▶ _Input for this task_
·····

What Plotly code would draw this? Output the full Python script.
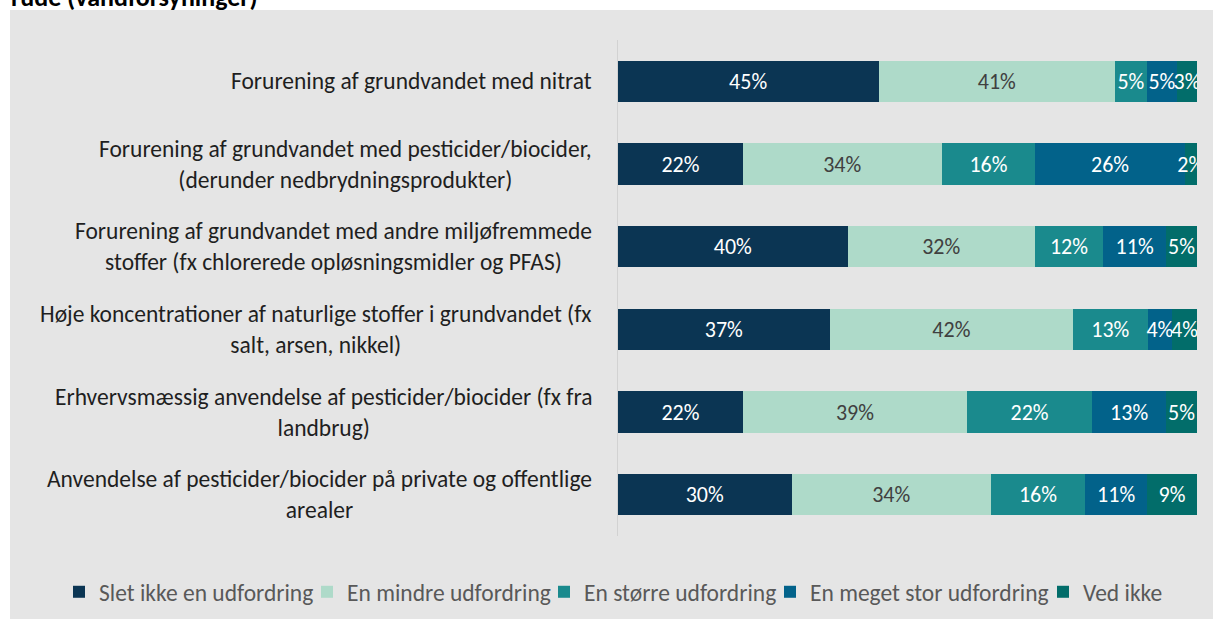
import plotly.graph_objects as go

categories = [
    "Forurening af grundvandet med nitrat",
    "Forurening af grundvandet med pesticider/biocider,<br>(derunder nedbrydningsprodukter)",
    "Forurening af grundvandet med andre miljøfremmede<br>stoffer (fx chlorerede opløsningsmidler og PFAS)",
    "Høje koncentrationer af naturlige stoffer i grundvandet (fx<br>salt, arsen, nikkel)",
    "Erhvervsmæssig anvendelse af pesticider/biocider (fx fra<br>landbrug)",
    "Anvendelse af pesticider/biocider på private og offentlige<br>arealer",
]

series_names = [
    "Slet ikke en udfordring",
    "En mindre udfordring",
    "En større udfordring",
    "En meget stor udfordring",
    "Ved ikke",
]

slet_ikke = [45.0, 21.6, 39.7, 36.6, 21.6, 30.0]
mindre = [40.9, 34.3, 32.3, 42.0, 38.7, 34.4]
stoerre = [5.4, 16.2, 11.8, 12.9, 21.6, 16.3]
meget_stor = [5.3, 25.8, 10.9, 4.2, 12.8, 10.7]
ved_ikke = [3.4, 2.1, 5.3, 4.3, 5.3, 8.6]

series_values = [slet_ikke, mindre, stoerre, meget_stor, ved_ikke]
colors = ["#0b3553", "#aedac9", "#1a8a8d", "#02628a", "#026d6a"]
text_colors = ["#ffffff", "#404040", "#ffffff", "#ffffff", "#ffffff"]

FONT = "Carlito, Calibri, Lato, sans-serif"

W, H = 1213, 619
L, R, T, B = 618, 16, 40, 83
pw = W - L - R
ph = H - T - B

def px_x(p):
    return (p - L) / pw

def px_y(p):
    return (H - B - p) / ph

# legend text start positions (pixels) for the one-entry legends
legend_text_x = [99, 347, 584, 810, 1083]
legend_ids = ["legend", "legend2", "legend3", "legend4", "legend5"]

fig = go.Figure()
for name, vals, col, tcol, lid in zip(series_names, series_values, colors, text_colors, legend_ids):
    fig.add_trace(go.Bar(
        y=categories,
        x=vals,
        name=name,
        orientation="h",
        legend=lid,
        marker=dict(color=col, line=dict(width=0)),
        texttemplate="%{x:.0f}%",
        textposition="inside",
        insidetextanchor="middle",
        textangle=0,
        constraintext="none",
        textfont=dict(color=tcol, size=22, family=FONT),
    ))

annotations = []
for cat in categories:
    annotations.append(dict(
        x=px_x(594), xref="paper", y=cat, yref="y",
        text=cat, showarrow=False, xanchor="right", yanchor="middle",
        align="center", font=dict(size=23.5, color="#1f1f1f", family=FONT),
    ))

annotations.append(dict(
    x=px_x(9), xref="paper", y=px_y(-3), yref="paper",
    text="<b>rude (vandforsyninger)</b>", showarrow=False,
    xanchor="left", yanchor="middle",
    font=dict(size=26, color="#000000", family=FONT),
))

legend_layouts = {}
for lid, tx in zip(legend_ids, legend_text_x):
    legend_layouts[lid] = dict(
        orientation="h", xref="paper", yref="paper",
        x=px_x(tx - 40), xanchor="left",
        y=px_y(592), yanchor="middle",
        font=dict(size=23.5, color="#595959", family=FONT),
        bgcolor="rgba(0,0,0,0)", itemwidth=30,
        itemclick=False, itemdoubleclick=False,
    )

fig.update_layout(
    width=W, height=H,
    barmode="stack",
    bargap=0.5,
    margin=dict(l=L, r=R, t=T, b=B, pad=0, autoexpand=False),
    paper_bgcolor="#ffffff",
    plot_bgcolor="rgba(0,0,0,0)",
    shapes=[dict(
        type="rect", xref="paper", yref="paper",
        x0=px_x(10), x1=px_x(1215), y0=px_y(621), y1=px_y(10),
        fillcolor="#e5e5e5", line=dict(width=0), layer="below",
    )],
    annotations=annotations,
    xaxis=dict(range=[0, 100], showgrid=False, zeroline=False,
               showticklabels=False, showline=False, fixedrange=True),
    yaxis=dict(autorange="reversed", showticklabels=False, showgrid=False,
               zeroline=False, showline=True, linecolor="#d2d2d2", linewidth=1,
               ticks=""),
    showlegend=True,
    **legend_layouts,
)

fig.write_html(
    "out.html",
    config={"displayModeBar": False},
    post_script="document.body.style.margin='0';document.body.style.overflow='hidden';",
)
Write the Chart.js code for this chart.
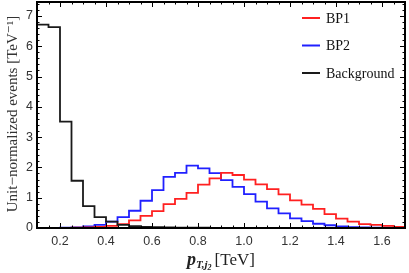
<!DOCTYPE html>
<html>
<head>
<meta charset="utf-8">
<script src="https://cdn.jsdelivr.net/npm/chart.js@4.4.1/dist/chart.umd.min.js"></script>
<style>
  html, body { margin: 0; padding: 0; background: #fff; }
  #wrap { width: 409px; height: 273px; }
</style>
</head>
<body>
<div id="wrap"><canvas id="histo" width="409" height="273"></canvas></div>
<script>
// bin edges of the p_T histogram (TeV)
const binEdges = [0.10, 0.15, 0.20, 0.25, 0.30, 0.35, 0.40, 0.45, 0.50, 0.55, 0.60,
    0.65, 0.70, 0.75, 0.80, 0.85, 0.90, 0.95, 1.00, 1.05, 1.10, 1.15, 1.20, 1.25,
    1.30, 1.35, 1.40, 1.45, 1.50, 1.55, 1.60, 1.65, 1.70];

const bp1 = [0, 0, 0.005, 0.01, 0.02, 0.04, 0.07, 0.13, 0.25, 0.40, 0.56, 0.79,
    0.96, 1.16, 1.43, 1.64, 1.82, 1.75, 1.60, 1.44, 1.28, 1.11, 0.91, 0.77, 0.63,
    0.46, 0.31, 0.21, 0.13, 0.10, 0.07, 0.04];

const bp2 = [0, 0.005, 0.01, 0.02, 0.05, 0.10, 0.21, 0.36, 0.57, 0.90, 1.25, 1.69,
    1.82, 2.06, 1.97, 1.81, 1.58, 1.36, 1.12, 0.87, 0.65, 0.48, 0.32, 0.23, 0.14,
    0.09, 0.05, 0.03, 0.02, 0.01, 0.01, 0.005];

const background = [6.71, 6.63, 3.51, 1.56, 0.72, 0.36, 0.21, 0.10, 0.06, 0.04,
    0.03, 0.02, 0.015, 0.01, 0.01, 0.005, 0.005, 0, 0, 0, 0, 0, 0, 0, 0, 0, 0, 0,
    0, 0, 0, 0];

const xTicks = [0.2, 0.4, 0.6, 0.8, 1.0, 1.2, 1.4, 1.6];
const yTicks = [0, 1, 2, 3, 4, 5, 6, 7];

const SERIF = "'Liberation Serif', 'DejaVu Serif', serif";
const SANS = "'Liberation Sans', Arial, sans-serif";

function steps(values) {
    // one point per bin start, plus the closing edge
    let pts = values.map((v, i) => ({ x: binEdges[i], y: v }));
    pts.push({ x: binEdges[binEdges.length - 1], y: values[values.length - 1] });
    return pts;
}

const series = [
    { label: "BP1", data: bp1, color: "#ff2020", order: 1 },
    { label: "BP2", data: bp2, color: "#2020ff", order: 2 },
    { label: "Background", data: background, color: "#1a1a1a", order: 0 }
];

const framePlugin = {
    id: "frame",
    afterDraw(chart) {
        const ctx = chart.ctx;
        const a = chart.chartArea;
        const xs = chart.scales.x, ys = chart.scales.y;
        ctx.save();

        // inward ticks on all four sides
        ctx.strokeStyle = "#000";
        ctx.lineWidth = 1;
        ctx.beginPath();
        for (let k = 2; k <= 34; k++) {
            let v = k * 0.05;
            if (v > 1.7 + 1e-9) break;
            let px = Math.round(xs.getPixelForValue(v)) + 0.5;
            let major = k % 4 === 0;
            let len = major ? 5 : 2.5;
            ctx.moveTo(px, a.bottom); ctx.lineTo(px, a.bottom - len);
            ctx.moveTo(px, a.top); ctx.lineTo(px, a.top + len);
        }
        for (let k = 0; k <= 37; k++) {
            let v = k * 0.2;
            let py = Math.round(ys.getPixelForValue(v)) + 0.5;
            let major = k % 5 === 0;
            let len = major ? 5 : 2.5;
            ctx.moveTo(a.left, py); ctx.lineTo(a.left + len, py);
            ctx.moveTo(a.right, py); ctx.lineTo(a.right - len, py);
        }
        ctx.stroke();

        ctx.lineWidth = 2;
        ctx.strokeRect(a.left, a.top, a.right - a.left, a.bottom - a.top);

        // legend
        ctx.textBaseline = "middle";
        ctx.textAlign = "left";
        ctx.font = "14px " + SERIF;
        series.forEach((s, i) => {
            let yy = 18 + i * 27.5;
            ctx.strokeStyle = s.color;
            ctx.lineWidth = 2;
            ctx.beginPath();
            ctx.moveTo(302, yy); ctx.lineTo(320, yy);
            ctx.stroke();
            ctx.fillStyle = "#111";
            ctx.fillText(s.label, 326, yy + 1);
        });

        // y axis title
        ctx.save();
        ctx.translate(13, 114);
        ctx.rotate(-Math.PI / 2);
        ctx.textAlign = "center";
        ctx.textBaseline = "middle";
        ctx.fillStyle = "#333";
        ctx.font = "15px " + SERIF;
        ctx.fillText("Unit\u2212normalized events [TeV\u207B\u00B9]", 0, 0);
        ctx.restore();

        // x axis title: p_{T,j_2}[TeV]
        ctx.fillStyle = "#222";
        ctx.textBaseline = "alphabetic";
        let parts = [
            { t: "p", f: "bold italic 18px " + SERIF, dy: 0 },
            { t: "T,j", f: "bold italic 11px " + SERIF, dy: 3 },
            { t: "2", f: "bold italic 8px " + SERIF, dy: 5 },
            { t: "[TeV]", f: "17px " + SERIF, dy: 0 }
        ];
        let total = 0;
        parts.forEach(p => { ctx.font = p.f; p.w = ctx.measureText(p.t).width; total += p.w; });
        total += 3;
        let x0 = 221 - total / 2;
        parts.forEach((p, i) => {
            ctx.font = p.f;
            ctx.fillText(p.t, x0, 265 + p.dy);
            x0 += p.w + (i === 2 ? 3 : 0);
        });

        ctx.restore();
    }
};

new Chart(document.getElementById("histo").getContext("2d"), {
    type: "line",
    data: {
        datasets: series.map(s => ({
            label: s.label,
            data: steps(s.data),
            borderColor: s.color,
            borderWidth: 1.8,
            pointRadius: 0,
            stepped: true,
            fill: false,
            order: s.order
        }))
    },
    options: {
        responsive: false,
        animation: false,
        layout: { padding: { left: 0, right: 4, top: 2, bottom: 0 } },
        plugins: { legend: { display: false }, tooltip: { enabled: false } },
        scales: {
            x: {
                type: "linear",
                min: 0.1,
                max: 1.7,
                grid: { display: false, drawTicks: false },
                border: { display: false },
                afterBuildTicks: sc => { sc.ticks = xTicks.map(v => ({ value: v })); },
                afterFit: sc => { sc.height = 45; sc.paddingLeft = 0; sc.paddingRight = 0; },
                ticks: {
                    padding: 6,
                    color: "#333",
                    font: { family: SANS, size: 12.5 },
                    maxRotation: 0,
                    callback: v => v.toFixed(1)
                }
            },
            y: {
                min: 0,
                max: 7.46,
                grid: { display: false, drawTicks: false },
                border: { display: false },
                afterBuildTicks: sc => { sc.ticks = yTicks.map(v => ({ value: v })); },
                afterFit: sc => { sc.width = 37; sc.paddingTop = 0; sc.paddingBottom = 0; },
                ticks: {
                    padding: 4,
                    color: "#333",
                    font: { family: SANS, size: 12.5 },
                    callback: v => String(v)
                }
            }
        }
    },
    plugins: [framePlugin]
});
</script>
</body>
</html>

·····

Copy the part that starts at the line with "Write the Chart.js code for this chart." and finishes at the line with "0.09, 0.05, 0.03, 0.02, 0.01, 0.01, 0.005];", both included, and nothing more. Pictures are left out.

▶ _Exercise answer_
Write the Chart.js code for this chart.
<!DOCTYPE html>
<html>
<head>
<meta charset="utf-8">
<script src="https://cdn.jsdelivr.net/npm/chart.js@4.4.1/dist/chart.umd.min.js"></script>
<style>
  html, body { margin: 0; padding: 0; background: #fff; }
  #wrap { width: 409px; height: 273px; }
</style>
</head>
<body>
<div id="wrap"><canvas id="histo" width="409" height="273"></canvas></div>
<script>
// bin edges of the p_T histogram (TeV)
const binEdges = [0.10, 0.15, 0.20, 0.25, 0.30, 0.35, 0.40, 0.45, 0.50, 0.55, 0.60,
    0.65, 0.70, 0.75, 0.80, 0.85, 0.90, 0.95, 1.00, 1.05, 1.10, 1.15, 1.20, 1.25,
    1.30, 1.35, 1.40, 1.45, 1.50, 1.55, 1.60, 1.65, 1.70];

const bp1 = [0, 0, 0.005, 0.01, 0.02, 0.04, 0.07, 0.13, 0.25, 0.40, 0.56, 0.79,
    0.96, 1.16, 1.43, 1.64, 1.82, 1.75, 1.60, 1.44, 1.28, 1.11, 0.91, 0.77, 0.63,
    0.46, 0.31, 0.21, 0.13, 0.10, 0.07, 0.04];

const bp2 = [0, 0.005, 0.01, 0.02, 0.05, 0.10, 0.21, 0.36, 0.57, 0.90, 1.25, 1.69,
    1.82, 2.06, 1.97, 1.81, 1.58, 1.36, 1.12, 0.87, 0.65, 0.48, 0.32, 0.23, 0.14,
    0.09, 0.05, 0.03, 0.02, 0.01, 0.01, 0.005];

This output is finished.